By Laurin
Spending one’s Saturday afternoons
poking around perfume blogs and websites brings one to a small and
perhaps completely obvious conclusion. Many perfumers and perfume
lovers alike are also gardeners. This makes sense when I think of it,
that a love of fragrance might be born out of a love of nature and
the bounty of odours within. Or perhaps having a living reference to
hand is useful when attempting to evoke through scent a childhood
memory of long summer nights and fragrant breezes. OR, maybe we’re
all just natural hedonists for whom the feel of one’s hands in wet
soil or the sun on bare skin is just as irresistible as any foray
into gluttony or lust.
All of the above?
I have neither a green thumb, nor a
garden in which to put it to work. My personal smellscape is limited
to the urban, the gourmet and the grotesque. To my knowledge, I have
never smelled a gardenia. So, when I sat down to write this piece, I
found myself at the mercy of the Royal Horticultural Society via
Google. On the subject of gardenia, they have this to say:
“(Gardenias are) grown for their attractive foliage and highly
scented showy flowers. (They are) often considered to be difficult.”

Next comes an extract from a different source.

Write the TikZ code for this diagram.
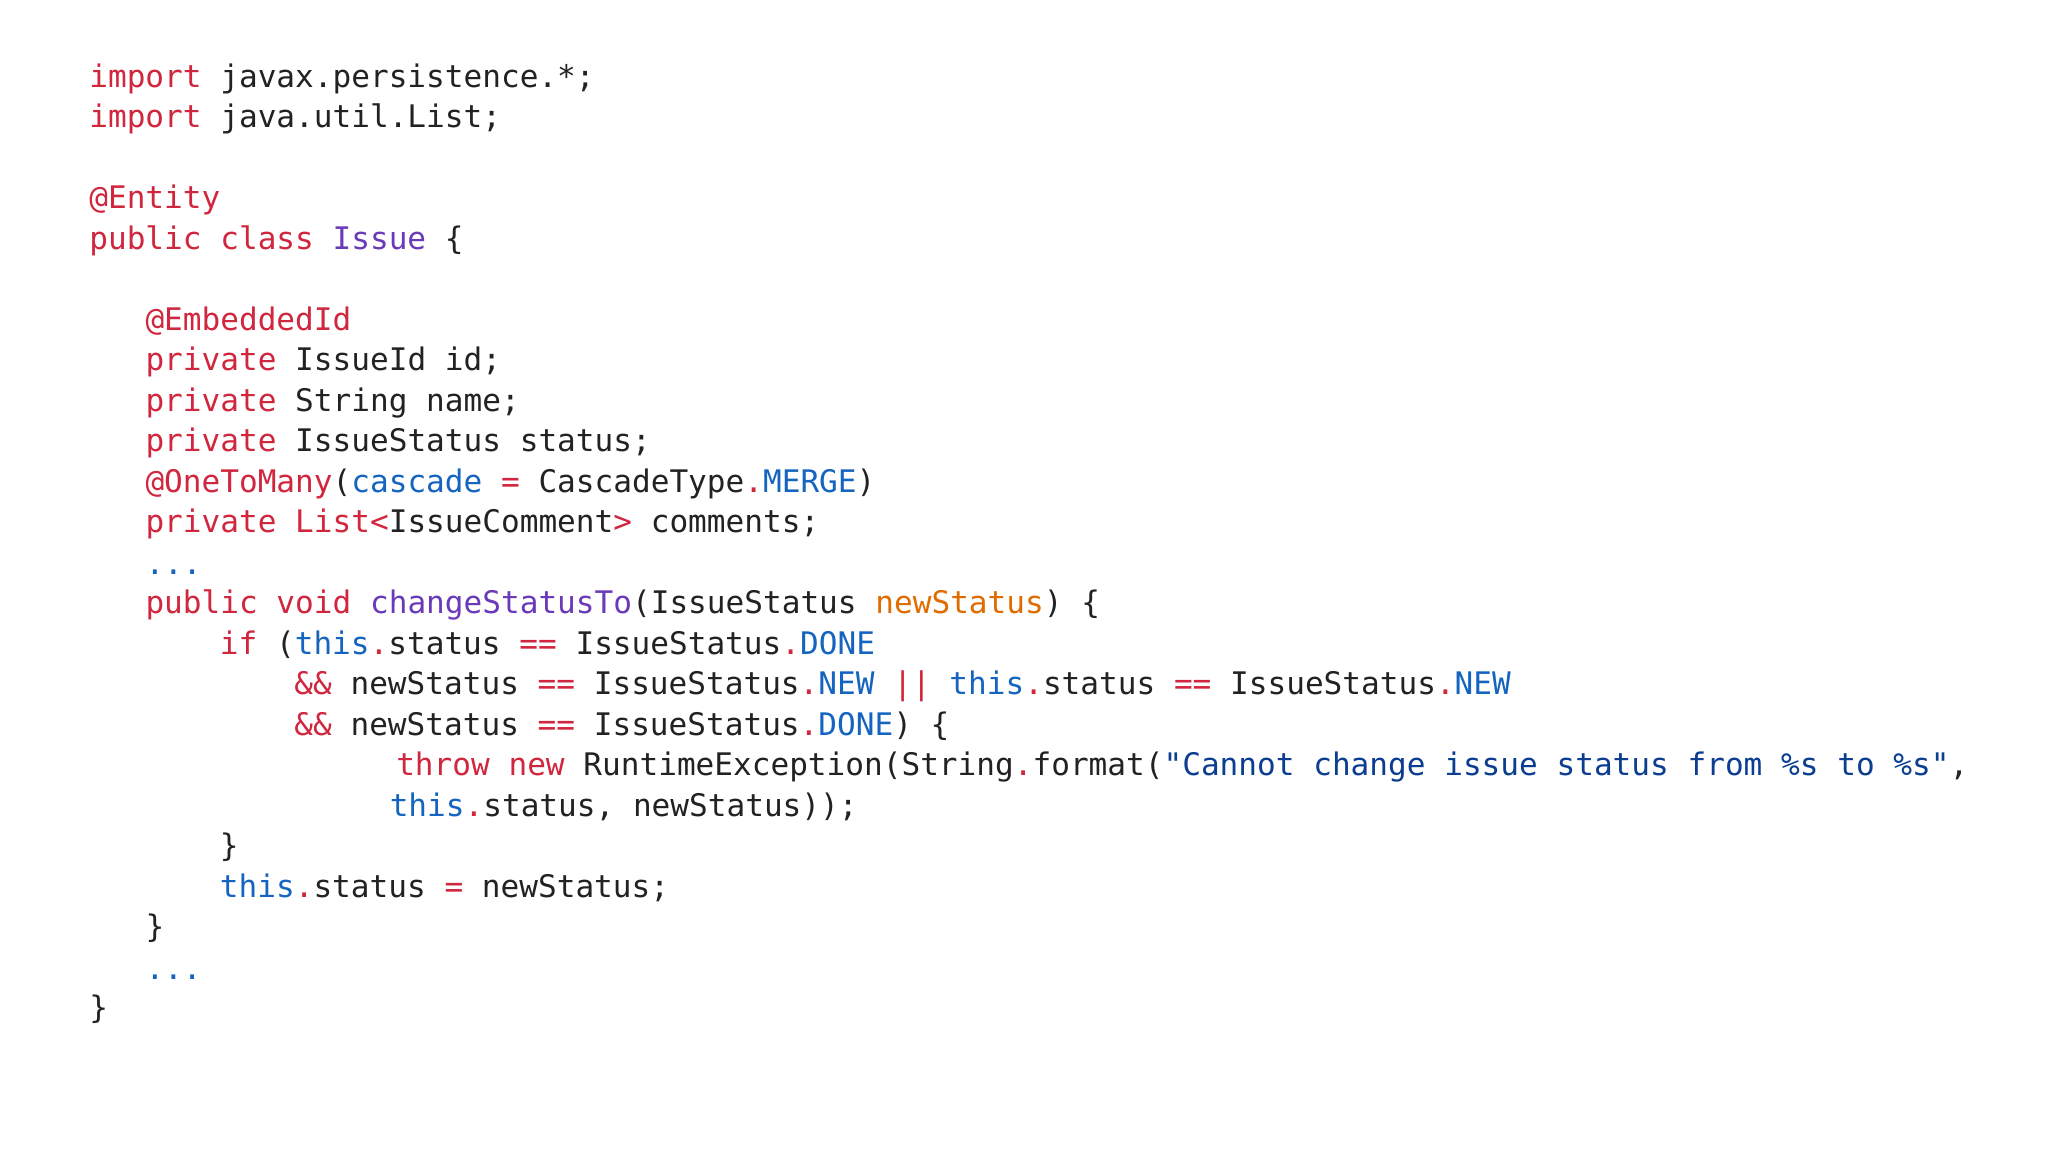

Attractive, highly scented and possibly
difficult could easily apply to Andy Tauer’s latest release,
Gardenia Sotto La Luna. To be fair, you could apply the same to most
of his fragrances and you wouldn’t be lying. They are not
fragrances for the faint of heart, nor do they make small talk. They
should only be sprayed when you’re in the mood to listen.
Gardenia gets
straight to the point as it takes the stage. This is a heady, intense
floral with no aldehydes or bergamot to soften its seductive message.
The flower is laid over a creamy base of tonka and vanilla, which
peek through its spicy facets of gingerbread and clove from start to
finish. But lest you thought you were getting a freshly baked
confection, warm from the over, you should also know that this
gardenia always keeps its feet planted firmly in the more earthly
scents of overripe banana and tiny mushrooms pushing through the
forest floor.
There is a telling scene in Ernest
Hemingway’s novel The Sun Also Rises in which Montoya, the
bullfighting aficionado and hotel proprietor, walks into a bar in
search of the young bullfighter Pedro Romero and finds him:
“with a
big glass of cognac in his hand, sitting between (Jake) and a woman
with bare shoulders, at a table full of drunks. He did not even nod.”
Sotto La Luna Gardenia is that
bare-shouldered woman, Lady Brett Ashley. Nominally an upstanding
fragrance that you could introduce to your grandmother, but ready
(and more importantly, willing) to fulfil your most carnal urges
behind closed doors. Or, as that noted 21st century
philosopher Usher noted in his 2004 treatise entitled Yeah!, “a
lady in the street but a freak in the bed!”